Entries supplied:
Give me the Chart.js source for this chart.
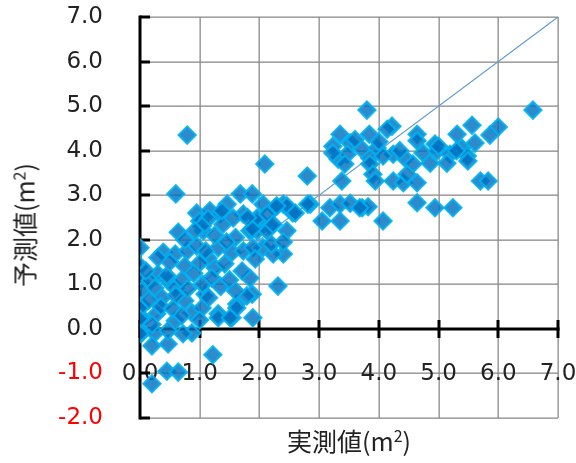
<!DOCTYPE html>
<html>
<head>
<meta charset="utf-8">
<script src="https://cdn.jsdelivr.net/npm/chart.js@4"></script>
<style>
  html, body { margin: 0; padding: 0; background: #fff; }
  #wrap { width: 576px; height: 463px; position: relative; }
  #wrap canvas { position: absolute; left: 0; top: 0; }
  .axis-title {
    position: absolute; font-family: 'Noto Sans CJK JP', 'DejaVu Sans', sans-serif;
    font-size: 25px; color: #222; white-space: nowrap; line-height: 1;
  }
  .axis-title sup { font-size: 16px; vertical-align: 9px; line-height: 0; }
  #xTitle { left: 349px; top: 440px; transform: translate(-50%, -50%); }
  #yTitle { left: 24px; top: 225px; transform: translate(-50%, -50%) rotate(-90deg); }
</style>
</head>
<body>
<div id="wrap">
  <canvas id="axes" width="576" height="463"></canvas>
  <canvas id="scatter" width="576" height="463"></canvas>
  <div class="axis-title" id="xTitle">実測値(m<sup>2</sup>)</div>
  <div class="axis-title" id="yTitle">予測値(m<sup>2</sup>)</div>
</div>
<script>
const actualValues = [
  3.8, 6.58, 4.22, 4.14, 5.56, 6.0, 5.86, 5.31, 3.35, 3.84, 4.64, 5.61, 3.23, 3.52, 3.72, 3.97, 4.24, 4.64, 4.74, 4.94,
  4.97, 5.19, 5.39, 5.48, 3.32, 3.47, 3.85, 4.44, 4.57, 4.86, 5.14, 5.49, 3.23, 3.43, 3.85, 4.07, 2.8, 3.38, 3.9, 3.94,
  4.24, 4.41, 4.47, 4.64, 5.7, 5.83, 4.64, 4.94, 5.24, 4.07, 3.18, 3.35, 3.52, 3.72, 3.82, 3.05, 3.35, 2.85, 2.46, 2.56,
  2.4, 4.0, 3.6, 4.35, 5.0, 5.3,
  2.09, 2.06, 2.26, 2.46, 2.6, 2.81, 3.68, 2.0, 2.18, 1.96, 2.06, 2.4, 2.23, 2.31, 1.84,
  0.79, 0.6, 0.64, 0.95, 1.0, 1.17, 1.34, 1.46, 1.68, 1.88, 1.73, 1.96, 2.13, 2.29, 1.06, 1.39, 1.56, 2.13, 1.84, 2.23,
  1.37, 1.14, 1.04, 1.88, 0.92,
  0, 0, 0, 0.39, 0.59, 0.79, 0.95, 1.14, 1.31, 1.54, 1.73, 1.89, 1.93, 0.75, 1.0, 1.26, 1.42, 1.71, 0.3, 0.17, 0.47,
  0.03, 0.03, 0.03, 0.03, 0.25, 0.37, 0.28, 0.25, 0.2, 0.47, 0.59, 0.75, 0.87, 0.87, 0.59, 0.47, 1.09, 1.04, 1.31, 1.54,
  1.62, 1.88, 1.89, 1.22, 0.2, 0.45, 0.64, 0.72, 1.79, 1.62, 1.31, 1.51, 0, 0, 0,
  0.45, 0.7, 0.9, 1.05, 1.2, 0.6, 0.8, 1.15, 1.35, 1.5, 1.6, 0.35, 0.55, 0.7, 1.0, 0.2, 0.15, 0.1, 0.5, 0.3,
  2.2, 2.4, 1.8, 1.25, 1.6, 0.75, 1.1, 1.45
];
const predictedValues = [
  4.91, 4.91, 4.55, 4.48, 4.57, 4.53, 4.35, 4.37, 4.37, 4.37, 4.37, 4.17, 4.1, 4.17, 4.03, 4.06, 3.92, 4.22, 3.95, 4.15,
  3.99, 3.92, 4.06, 3.88, 3.81, 3.92, 3.83, 3.83, 3.7, 3.72, 3.72, 3.77, 3.95, 3.7, 3.7, 3.88, 3.43, 3.32, 3.47, 3.32,
  3.32, 3.28, 3.47, 3.28, 3.32, 3.32, 2.83, 2.72, 2.72, 2.42, 2.72, 2.8, 2.82, 2.72, 2.74, 2.42, 2.42, 2.8, 2.2, 2.6,
  2.8, 4.2, 4.25, 4.0, 4.1, 4.0,
  3.7, 2.8, 2.72, 2.76, 2.6, 2.8, 2.72, 2.42, 2.31, 2.2, 1.82, 1.68, 1.68, 0.96, 1.14,
  4.35, 3.03, 2.17, 2.6, 2.42, 2.65, 2.58, 2.8, 3.03, 3.03, 2.58, 2.49, 2.58, 2.76, 2.2, 2.35, 2.49, 2.2, 2.2, 2.35,
  2.65, 2.47, 2.31, 2.24, 2.2,
  1.82, 1.41, 1.08, 1.72, 1.68, 1.75, 1.86, 1.59, 1.82, 1.72, 1.75, 1.82, 1.57, 1.41, 1.48, 1.37, 1.46, 1.3, 1.23, 1.08, 1.08,
  0.85, 0.52, 0.25, -0.09, 0.92, 0.7, 0.34, -0.09, -0.38, -0.34, 0.92, 0.63, 0.36, -0.09, 0.18, -0.04, 0.78, 0.47, 0.34, 0.25,
  0.56, 0.78, 0.25, -0.58, -1.23, -0.95, -0.97, -0.11, 0.74, 0.47, 0.25, 0.25, 0.47, 0.22, -0.11,
  1.2, 1.1, 1.25, 1.0, 1.15, 0.75, 0.9, 0.7, 0.95, 1.1, 0.85, 0.5, 0.45, 0.3, 0.2, 0.1, 0.65, 1.3, 1.5, 1.6,
  1.9, 1.95, 2.5, 2.1, 2.05, 2.0, 1.75, 1.95
];
// y = x reference line
const refLineX = [0, 7];
const refLineY = [0, 7];

const FONT = "'DejaVu Sans', sans-serif";

const points = actualValues.map((x, i) => ({ x: x, y: predictedValues[i] }));
const refLine = refLineX.map((x, i) => ({ x: x, y: refLineY[i] }));

// grid, axis lines and tick marks, drawn as filled rectangles from the scales' ticks
const axisLines = {
  id: 'axisLines',
  afterDraw(chart) {
    const ctx = chart.ctx;
    const xs = chart.scales.x, ys = chart.scales.y;
    const a = chart.chartArea;
    const x0 = Math.round(xs.getPixelForValue(0)), y0 = Math.round(ys.getPixelForValue(0));
    const xEnd = Math.round(xs.getPixelForValue(7));
    ctx.save();
    // grey grid behind the labels and the y = x line
    ctx.globalCompositeOperation = 'destination-over';
    ctx.fillStyle = '#8a8a8a';
    xs.ticks.forEach(t => {
      const px = Math.round(xs.getPixelForValue(t.value));
      ctx.fillRect(px - 0.5, a.top, 1.3, a.bottom - a.top);
    });
    ys.ticks.forEach(t => {
      const py = Math.round(ys.getPixelForValue(t.value));
      ctx.fillRect(a.left, py - 0.5, a.right - a.left, 1.3);
    });
    // black axes with inner / crossing ticks on top
    ctx.globalCompositeOperation = 'source-over';
    ctx.fillStyle = '#000';
    ctx.fillRect(x0 - 1.5, a.top - 1.5, 3, a.bottom - a.top + 3);
    ctx.fillRect(x0, y0 - 1.5, xEnd - x0 + 1.5, 3);
    ys.ticks.forEach(t => {
      const py = Math.round(ys.getPixelForValue(t.value));
      ctx.fillRect(x0, py - 1.5, 10, 3);
    });
    xs.ticks.forEach(t => {
      const px = Math.round(xs.getPixelForValue(t.value));
      ctx.fillRect(px - 1.5, y0 - 9, 3, 18);
    });
    ctx.restore();
  }
};

// same scales for both layers; the top layer keeps the layout but draws nothing of the axes
function makeScales(visible) {
  return {
    x: {
      type: 'linear',
      position: { y: 0 },
      min: 0, max: 7,
      afterFit(scale) { scale.paddingLeft = 0; scale.paddingRight = 0; scale.paddingTop = 0; scale.paddingBottom = 0; },
      ticks: {
        stepSize: 1,
        padding: 31,
        color: visible ? '#222' : 'transparent',
        font: { family: FONT, size: 23 },
        callback: v => v.toFixed(1)
      },
      grid: { display: false, drawTicks: false },
      border: { display: false }
    },
    y: {
      min: -2, max: 7,
      afterFit(scale) { scale.width = 140; scale.paddingTop = 0; scale.paddingBottom = 0; },
      ticks: {
        stepSize: 1,
        padding: 37,
        color: ctx => !visible ? 'transparent' : (ctx.tick.value < 0 ? '#ff0000' : '#222'),
        font: { family: FONT, size: 23 },
        callback: v => v.toFixed(1)
      },
      grid: { display: false, drawTicks: false },
      border: { display: false }
    }
  };
}

const common = {
  responsive: false,
  animation: false,
  layout: { padding: { top: 17, right: 18, bottom: 45, left: 0 } },
  plugins: { legend: { display: false }, tooltip: { enabled: false } }
};

// back layer: grid, axes, tick labels and the y = x line
new Chart(document.getElementById('axes'), {
  type: 'scatter',
  data: {
    datasets: [{
      type: 'line',
      label: 'y=x',
      data: refLine,
      borderColor: '#5b9bd5',
      borderWidth: 1.2,
      pointRadius: 0,
      fill: false
    }]
  },
  options: Object.assign({}, common, { scales: makeScales(true) }),
  plugins: [axisLines]
});

// front layer: the diamonds
new Chart(document.getElementById('scatter'), {
  type: 'scatter',
  data: {
    datasets: [{
      label: 'data',
      data: points,
      pointStyle: 'rectRot',
      pointRadius: 8.5,
      pointHoverRadius: 8.5,
      backgroundColor: 'rgba(0, 112, 192, 0.82)',
      borderColor: 'rgba(0, 176, 240, 0.9)',
      borderWidth: 2.2
    }]
  },
  options: Object.assign({}, common, { scales: makeScales(false) })
});
</script>
</body>
</html>
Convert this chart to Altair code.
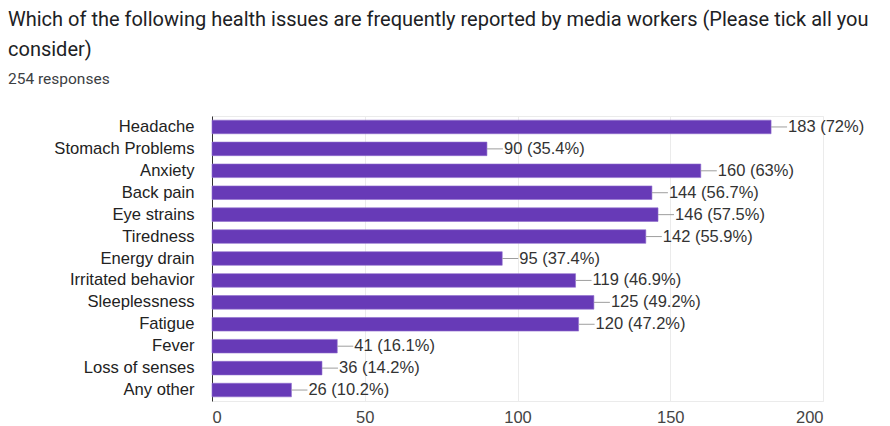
import altair as alt
import pandas as pd

categories = ["Headache", "Stomach Problems", "Anxiety", "Back pain", "Eye strains",
              "Tiredness", "Energy drain", "Irritated behavior", "Sleeplessness",
              "Fatigue", "Fever", "Loss of senses", "Any other"]
counts = [183, 90, 160, 144, 146, 142, 95, 119, 125, 120, 41, 36, 26]
percents = ["72%", "35.4%", "63%", "56.7%", "57.5%", "55.9%", "37.4%", "46.9%",
            "49.2%", "47.2%", "16.1%", "14.2%", "10.2%"]
x_ticks = [0, 50, 100, 150, 200]

df = pd.DataFrame({"issue": categories, "count": counts, "pct": percents})
df["label"] = [f"{c} ({p})" for c, p in zip(counts, percents)]

y_enc = alt.Y("issue:N", sort=categories, title=None,
              scale=alt.Scale(paddingInner=0.38, paddingOuter=0.19),
              axis=alt.Axis(labelFont="Liberation Sans", labelFontSize=16.6,
                            labelColor="#222222", labelPadding=18, ticks=False,
                            domainColor="#333333", domainWidth=1, labelLimit=300))
x_enc = alt.X("count:Q", title=None,
              scale=alt.Scale(domain=[0, 200], nice=False),
              axis=alt.Axis(values=x_ticks, labelFont="Liberation Sans", labelFontSize=16.5,
                            labelColor="#444444", labelPadding=8, ticks=False,
                            domain=False, gridColor="#ebebeb"))

bars = alt.Chart(df).mark_bar(color="#673AB7", stroke="#8f6ccc", strokeWidth=0.6).encode(
    x=x_enc, y=y_enc)
leaders = alt.Chart(df).mark_rule(color="#9e9e9e", strokeWidth=1, x2Offset=16).encode(
    x="count:Q", x2="count:Q", y=alt.Y("issue:N", sort=categories))
labels = alt.Chart(df).mark_text(align="left", baseline="middle", dx=17,
                                 font="Liberation Sans", fontSize=16.5,
                                 color="#333333").encode(
    x="count:Q", y=alt.Y("issue:N", sort=categories), text="label:N")

chart = alt.layer(bars, leaders, labels).properties(
    width=611, height=285,
    autosize=alt.AutoSizeParams(type="none"),
    padding={"left": 204, "top": 108, "right": 59, "bottom": 25},
    title=alt.TitleParams(
        text=["Which of the following health issues are frequently reported by media workers (Please tick all you",
              "consider)"],
        subtitle="254 responses",
        anchor="start", frame="group", dx=-204, dy=-25,
        font="Roboto", fontSize=20, fontWeight="normal", color="#202124",
        lineHeight=30, subtitleFont="Roboto", subtitleFontSize=15.5,
        subtitleColor="#3c4043", subtitlePadding=12),
).configure_view(stroke="#ebebeb")

chart.save("out.html", embed_options={"renderer": "svg", "actions": False})
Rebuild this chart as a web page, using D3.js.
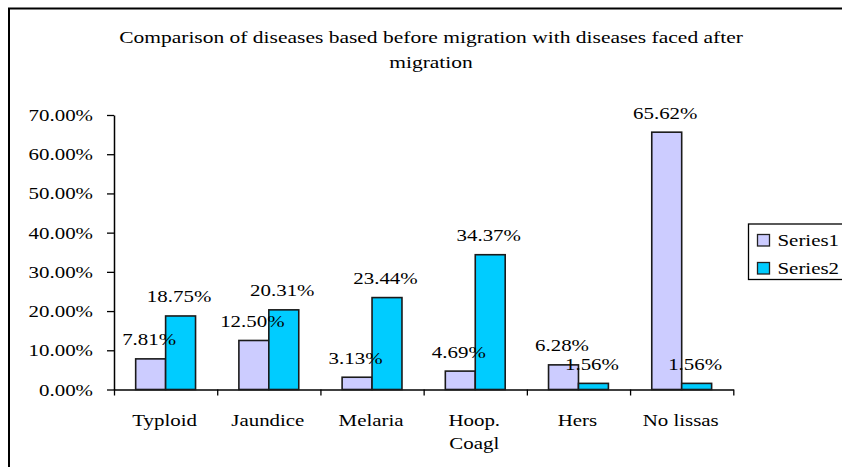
<!DOCTYPE html>
<html><head><meta charset="utf-8">
<script src="https://cdn.jsdelivr.net/npm/d3@7"></script>
<style>
html,body{margin:0;padding:0;background:#fff;}
svg text{font-family:"Liberation Serif","Times New Roman",serif;fill:#000;}
</style></head>
<body>
<svg id="chart" width="842" height="467"></svg>
<script>
const categories = ["Typloid", "Jaundice", "Melaria", "Hoop.\nCoagl", "Hers", "No lissas"];
const seriesNames = ["Series1", "Series2"];
const series1 = [0.0781, 0.1250, 0.0313, 0.0469, 0.0628, 0.6562];
const series2 = [0.1875, 0.2031, 0.2344, 0.3437, 0.0156, 0.0156];
const seriesLabels1 = ["7.81%", "12.50%", "3.13%", "4.69%", "6.28%", "65.62%"];
const seriesLabels2 = ["18.75%", "20.31%", "23.44%", "34.37%", "1.56%", "1.56%"];
const yTicks = [0, 0.1, 0.2, 0.3, 0.4, 0.5, 0.6, 0.7];
const colors = ["#CCCCFF", "#00CCFF"];
const titleLines = ["Comparison of diseases based before migration with diseases faced after", "migration"];

const SX = 1.23;      // horizontal stretch of the original picture
const FS = 17;
const svg = d3.select("#chart");
const FONT = '"Liberation Serif","Times New Roman",serif';

// outer frame
svg.append("rect").attr("x", 9).attr("y", 8.5).attr("width", 900).attr("height", 500)
  .attr("fill", "none").attr("stroke", "#000").attr("stroke-width", 2);

const plotL = 114, plotR = 733.3, plotT = 115, plotB = 389.5;

const x0 = d3.scaleBand().domain(categories).range([plotL, plotR]).paddingInner(0.42).paddingOuter(0.21);
const x1 = d3.scaleBand().domain(seriesNames).range([0, x0.bandwidth()]);
const y = d3.scaleLinear().domain([0, 0.7]).range([plotB, plotT]);
const xb = d3.scaleLinear().domain([0, categories.length]).range([plotL, plotR]);

function stretchedText(sel, x, yy, anchor, sx) {
  return sel.append("text")
    .attr("transform", `translate(${x},${yy}) scale(${sx || SX},1)`)
    .attr("text-anchor", anchor)
    .attr("font-family", FONT)
    .style("font-size", FS + "px");
}

// title
titleLines.forEach((t, i) => {
  stretchedText(svg, 431, 43 + i * 24.5, "middle", 1.265).text(t);
});

// y axis
const yAxis = d3.axisLeft(y).tickValues(yTicks).tickFormat(d3.format(".2%")).tickSize(7).tickSizeOuter(0);
const gy = svg.append("g").attr("transform", `translate(${plotL},0)`).call(yAxis);
gy.attr("font-family", FONT);
gy.select(".domain").attr("stroke", "#000").attr("stroke-width", 1.5);
gy.selectAll(".tick line").attr("stroke", "#000").attr("stroke-width", 1.3);
gy.selectAll(".tick text")
  .attr("x", null).attr("dy", null)
  .attr("transform", `translate(-21,5.5) scale(${SX},1)`)
  .style("font-size", FS + "px")
  .attr("font-family", FONT)
  .attr("fill", "#000");

// x axis (boundary ticks)
const xAxis = d3.axisBottom(xb).tickValues(d3.range(categories.length + 1)).tickFormat("").tickSize(6).tickSizeOuter(0);
const gx = svg.append("g").attr("transform", `translate(0,${plotB})`).call(xAxis);
gx.select(".domain").attr("stroke", "#000").attr("stroke-width", 1.5);
gx.selectAll(".tick line").attr("stroke", "#000").attr("stroke-width", 1.3);

// category labels
categories.forEach(c => {
  const cx = x0(c) + x0.bandwidth() / 2;
  c.split("\n").forEach((line, i) => {
    stretchedText(svg, cx - 1, 425.5 + i * 23, "middle").text(line);
  });
});

// bars
const data = categories.map((c, i) => ({cat: c, vals: [
  {s: seriesNames[0], v: series1[i], lab: seriesLabels1[i], k: 0},
  {s: seriesNames[1], v: series2[i], lab: seriesLabels2[i], k: 1}
]}));

const groups = svg.append("g").selectAll("g").data(data).join("g")
  .attr("transform", d => `translate(${x0(d.cat)},0)`);

groups.selectAll("rect").data(d => d.vals).join("rect")
  .attr("x", d => x1(d.s))
  .attr("y", d => y(d.v))
  .attr("width", x1.bandwidth())
  .attr("height", d => y(0) - y(d.v))
  .attr("fill", d => colors[d.k])
  .attr("stroke", "#1a1a1a")
  .attr("stroke-width", 1.6);

groups.each(function(d) {
  const g = d3.select(this);
  d.vals.forEach(v => {
    stretchedText(g, x1(v.s) + x1.bandwidth() / 2 - 1.5, y(v.v) - 13.5, "middle").text(v.lab);
  });
});

// legend
const lg = svg.append("g");
lg.append("rect").attr("x", 748.5).attr("y", 224).attr("width", 200).attr("height", 55.5)
  .attr("fill", "#fff").attr("stroke", "#000").attr("stroke-width", 1.3);
seriesNames.forEach((s, i) => {
  lg.append("rect").attr("x", 757.5).attr("y", 234.5 + i * 28).attr("width", 12).attr("height", 11.5)
    .attr("fill", colors[i]).attr("stroke", "#222").attr("stroke-width", 1.3);
  stretchedText(lg, 777.5, 246 + i * 28, "start").text(s);
});
</script>
</body></html>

Task to carry out: Look above for the line with "Convert this chart to Altair code." and the line with "import pandas as pd"; set down those two lines and all lines between them exactly, without pictures and without anything else.

Response to this task:
Convert this chart to Altair code.
import altair as alt
import pandas as pd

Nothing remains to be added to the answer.